For operations staff, coders, designers, and marketers—the thousands who kept RMG apps running—the uncertainty is worse. “Free-to-play is not a sustainable model,” said a senior executive. “You can’t pay salaries on banner ads. This was an industry built on entry fees, not giveaways.”
Industry leaders are gearing up for legal challenges, drawing inspiration from earlier court battles that shaped India’s gaming landscape. The names Chamarbaugwala, Lakshmanan, and Satyanarayana are being invoked once again. Their landmark cases decades ago established that games of skill are legal under Indian law.
But this time, the stakes are far higher. Storyboard18 had earlier reported that the industry is now preparing to move the Karnataka High Court, arguing that a blanket ban violates constitutional protections and undermines legitimate skill-based businesses.
Illegal betting firms to flood and flourish
The cost of this legislative blitz is staggering. According to industry bodies, the shutdown vaporizes an enterprise valuation of over ₹2 lakh crore, annual revenues of ₹31,000 crore, and annual tax contributions exceeding ₹20,000 crore. At a time when India is chasing FDI, the online skill gaming ecosystem had already attracted ₹25,000 crore in foreign investment. All of that now faces write-downs.
Worse, insiders warn, the ban creates fertile ground for offshore operators. Illegal betting websites such as Parimatch, 1xBet, and Dafabet — already accused of hawala transactions and money laundering — will likely fill the void. “This bill is a death knell for legitimate Indian operators,” said AIGF, FIFS and EGF in a letter to Amit Shah. “Instead of protecting users, it risks exposing them to fly-by-night offshore networks with zero consumer safeguards.”
The irony is bitter. By targeting tax-paying Indian platforms while failing to control foreign black-market operators, critics argue the government is strengthening the very networks it claims to fear.
The Promotion and Regulation of Online Gaming Bill, 2025 introduces one of the world’s toughest enforcement regimes against money games. Offering RMG services could now mean up to three years in jail, a ₹1 crore fine, or both. Repeat offenders face mandatory three-to-five years in prison and fines up to ₹2 crore.
Advertising such platforms is equally risky, with penalties up to three years in jail. Even banks or intermediaries processing payments can be punished. Offences are cognizable and non-bailable, giving authorities sweeping powers to arrest without warrant.
“The government has set the tone — they see online money gaming not as an industry but as a socio-economic threat,” said a legal analyst. “That’s why the penalties resemble those for organized crime.”
As India closes the chapter on its domestic real money gaming industry, lakhs of livelihoods hang in balance.

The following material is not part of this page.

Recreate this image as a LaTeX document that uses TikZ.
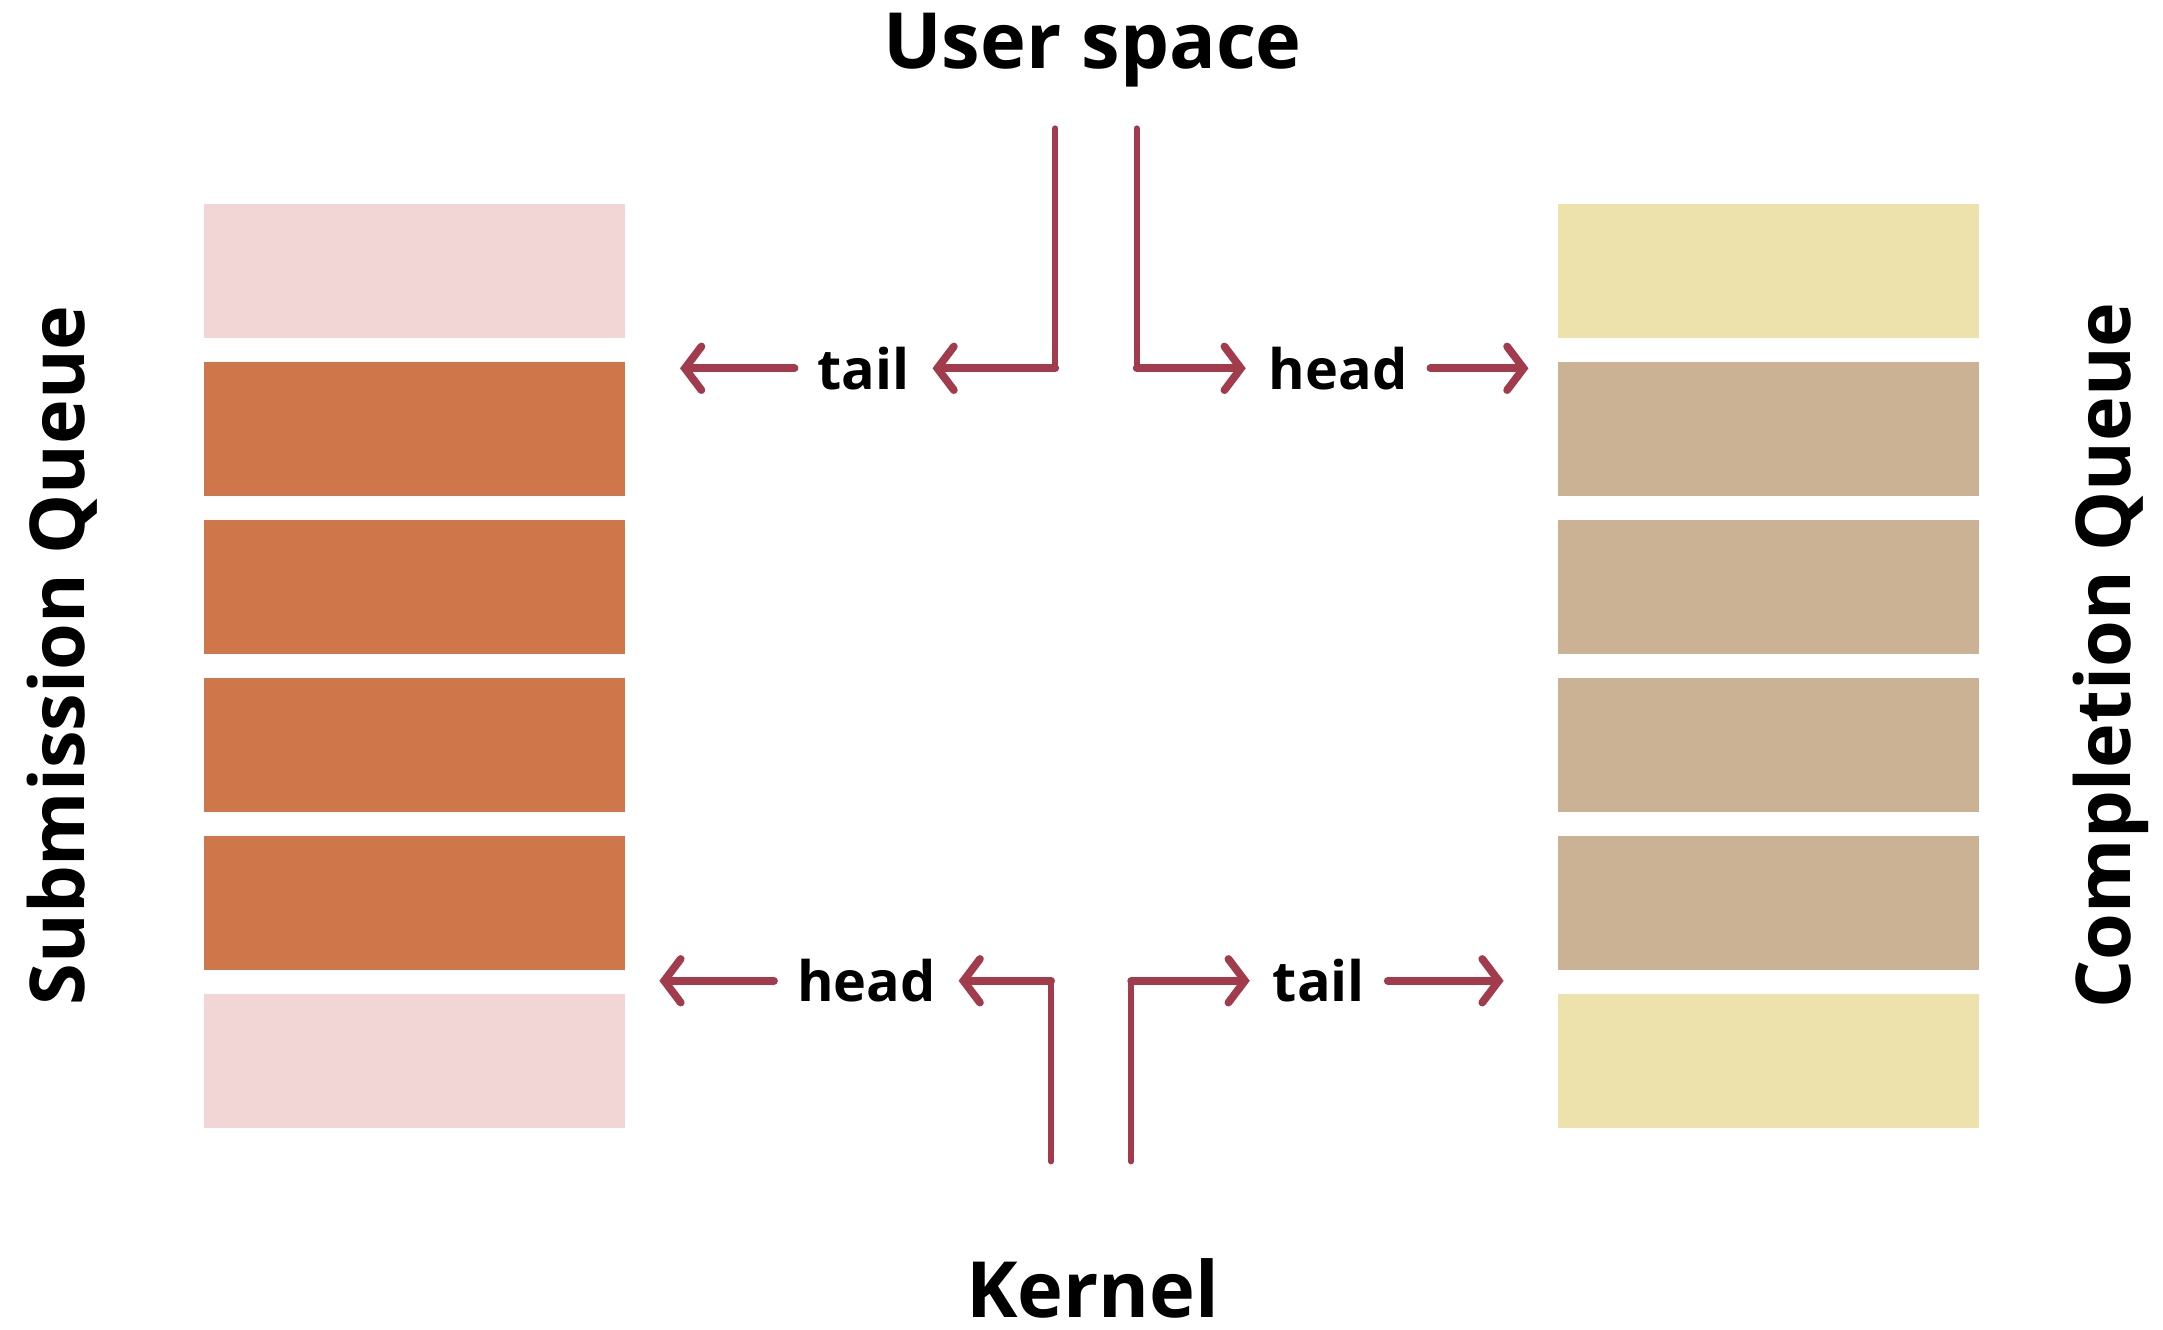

The move may safeguard citizens from addiction and financial ruin, but it also extinguishes a homegrown sector that had the potential to become a global force.
For now, one fact is clear: India’s gaming dream has been checkmated in record time. The government’s blitzkrieg has left behind stunned entrepreneurs, jobless workers, and an open field for offshore black markets. Whether courts can reverse the tide—or whether the ban becomes permanent—remains the billion-dollar question.